It is imperative that SAIs use the tragic disruption of the COVID-19 pandemic to assess and enhance their operations, better fulfill their responsibilities to the public, meet the demands of stakeholders, and prepare for future crises.
by Ms. Sibongiseni Ngoma, Head of Audit: National Audits, Auditor-General South Africa
As difficult as the COVID-19 pandemic has been, one of its gifts is the opportunity to reflect on progress made and prepare for the challenges that lie ahead. With staff that are experiencing the impact of the pandemic on a daily basis, leaders of Supreme Audit Institutions (SAIs) must first and foremost prioritize health and safety. However, to ensure business continuity and stay relevant during the crisis, and to build a future-fit institution, SAI leaders also need to consider how best to enhance operations in response to changing conditions. At Auditor-General South Africa (AGSA), we have taken key steps to do just that, including instilling a new organizational culture and establishing a multidisciplinary forum to coordinate the work of the SAI while responding to the pandemic in real time.
AGSA, in welcoming Ms Tsakani Maluleke—the first female Auditor-General in its 109-year history—also ushered in a new organizational culture, one that has at its heart the wellbeing of its employees. Our values—caring for each other, building trust, doing the right thing, and excelling in all we do—underpin the operational changes we have made.
AGSA’s new multidisciplinary forum, which comprises leaders from our audit and support functions, has implemented an array of COVID-19 strategies, such as measures to ensure business continuity, protect our staff, and streamline and enhance our policies and procedures. These strategies have enabled us to build on the resilience and commitment of our leaders and employees, putting us in a good position to respond to the needs of the government and the country.
One of our most significant accomplishments during the pandemic was conducting real-time audits of COVID-19 relief spending by government departments and agencies, and publishing three special reports with our findings and recommendations by the end of June 2021. These reports clearly confirmed the risks related to the government’s pre-existing internal control weaknesses and fragmented information systems.
If anything, these risks were more evident in times of crisis and resulted in more leakage from the Public Financial Management system. The real-time nature of our findings empowered the government to take immediate actions, such as improving controls and recovering monies.

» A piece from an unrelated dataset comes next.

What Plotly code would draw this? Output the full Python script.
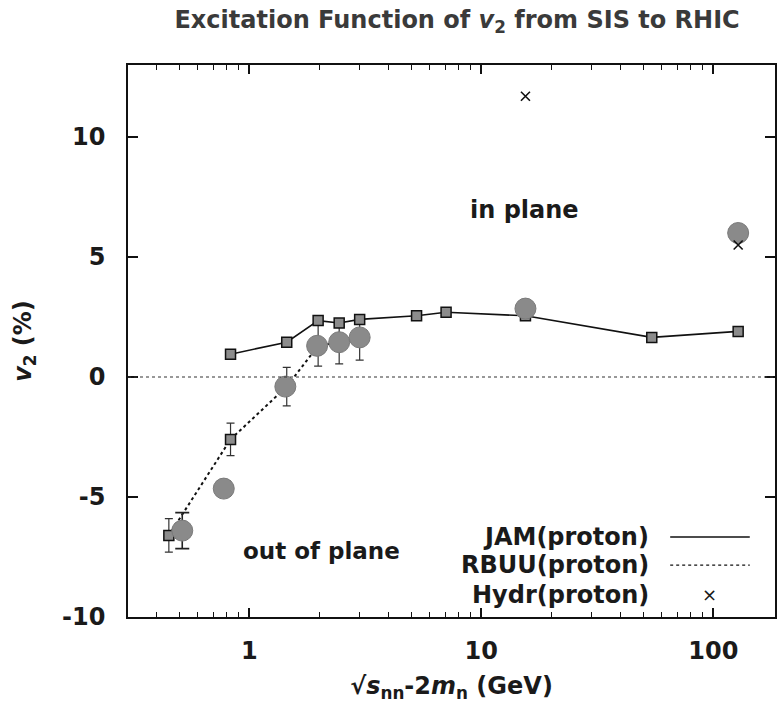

In order to conduct real-time and remote audits—both of which were a first for AGSA—we modernized our audit operations, with the help of consultations and benchmarking with other SAIs and private audit firms. We provided staff with Virtual Private Network (VPN) connections, audit software, and technical audit guidance, so that they could work and collect evidence remotely. We also disseminated COVID-19 best practices and implemented safety measures at the workplace and at auditee premises, enabling us to minimize possible exposure to the virus and quickly report COVID-19 cases.
AGSA has also implemented a remote work policy, both to ensure business continuity during the pandemic and anticipate the future of work. This policy helps management and employees navigate the hybrid model of working both from the office and remotely, while ensuring productivity, connectivity, collaboration, and access to resources.
During this difficult period, we have found that these operational enhancements have had a positive effect not only on the productivity of our business units, but also on employees’ wellness.
For even greater impact, AGSA has paired these internal operational changes with intensified outreach to stakeholders. We have participated in a COVID Fusion Center, established by our President, which allows us to share the early results of audit activities with government and law enforcement. By communicating quickly and effectively, we are able to inform decisions, share fraud risk indicators, and avoid duplication of efforts. We have also engaged more deeply with civil society organizations, which provide valuable insights into citizens’ first-hand experiences of government emergency responses.
The resilience of SAIs and agility of their workforce are key to holding government entities and officials accountable for using public funds for the good of the country. It is imperative that SAIs use the tragic disruption of the COVID-19 pandemic to assess and enhance their operations, better fulfill their responsibilities to the public, meet the demands of stakeholders, and prepare for future crises.